Militante sous l'aile de Steve Biko
Elle a fait ses armes très tôt en politique, et comme tous ses camarades de l’ANC, la politique est avant tout une lutte permanente. Cela explique qu’elle épouse assez facilement la cause du Polisario, transposant la lutte menée dans l’Afrique du Sud de l’apartheid aux velléités indépendantistes d’un groupe largement minoritaire dans le Sahara marocain. Car, c’est là son erreur, elle ne connait que l’ANC. Rien d’autre.
En 1976 déjà, l’étudiante de 27 ans a occupé le poste de vice-présidente de l’Organisation des étudiants africains, l’aile estudiantine du Black Consciouness Movement (BCM) fondé par Steve Biko. Ensuite, elle connaîtra l’exil, en allant poursuivre ses études de médecine à Bristol, en Angleterre en 1978. Elle ne peut pas retourner en Afrique du Sud où les noirs sont victimes de la répression. Alors c’est au Swaziland qu’elle choisit de débuter sa carrière de médecin. Elle rencontre ainsi, à l’hôpital gouvernemental de Mbabane, Jacob Zuma qui deviendra son mari.
Oublié, le groupe de Casablanca
Celle qui est l’aînée d’une fratrie de huit enfants, fait donc partie de cette classe de dirigeants politiques de l’Afrique du Sud post-apartheid. Issus de l’ANC, ils gardent vivace le souvenir les liens qui unissent le Groupe de Casablanca. Ce fameux groupe sous l’égide du Roi Mohammed V qui a été le premier à appeler à l’indépendance totale du continent et qui était opposé au groupe de Monrovia regroupant jadis les Senghor et Houphouët. Entre temps, l'Algérie indépendante est devenu le soutien de l'ANC.

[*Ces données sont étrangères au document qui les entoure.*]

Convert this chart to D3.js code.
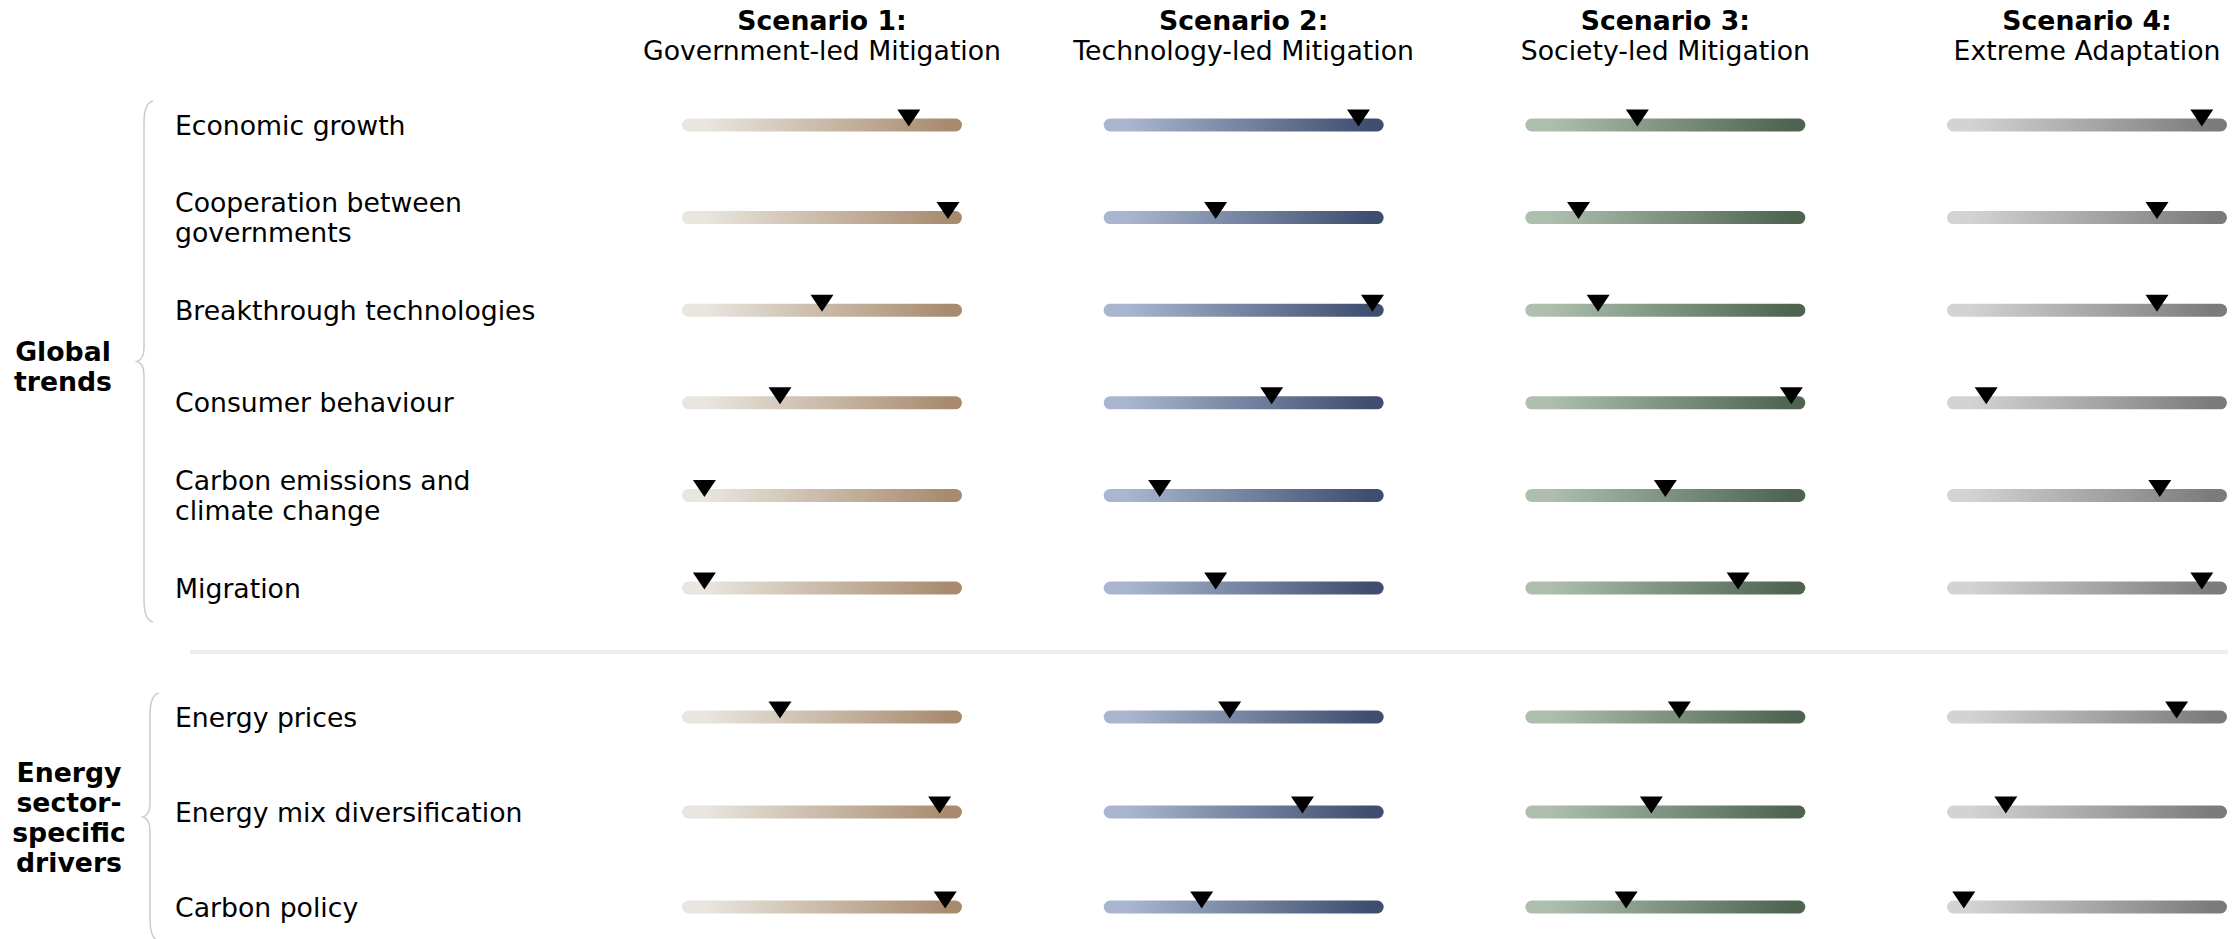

Sauf qu’ayant une mémoire courte, l’ANC semble avoir oublié que c’est le Maroc qui, le premier a soutenu, sa lutte bien avant l’indépendance de l’Algérie. Dlamini-Zuma était trop jeune pour s’en rappeler. Pourtant, Mandela l'a bien rapplé en recevant, avec tous les honneurs et en présence de tout le gotha de l'ANC, Dr Khatib en Afrique du Sud. Hélas, les héritiers de Madiba n'ont pas le sens de la modération.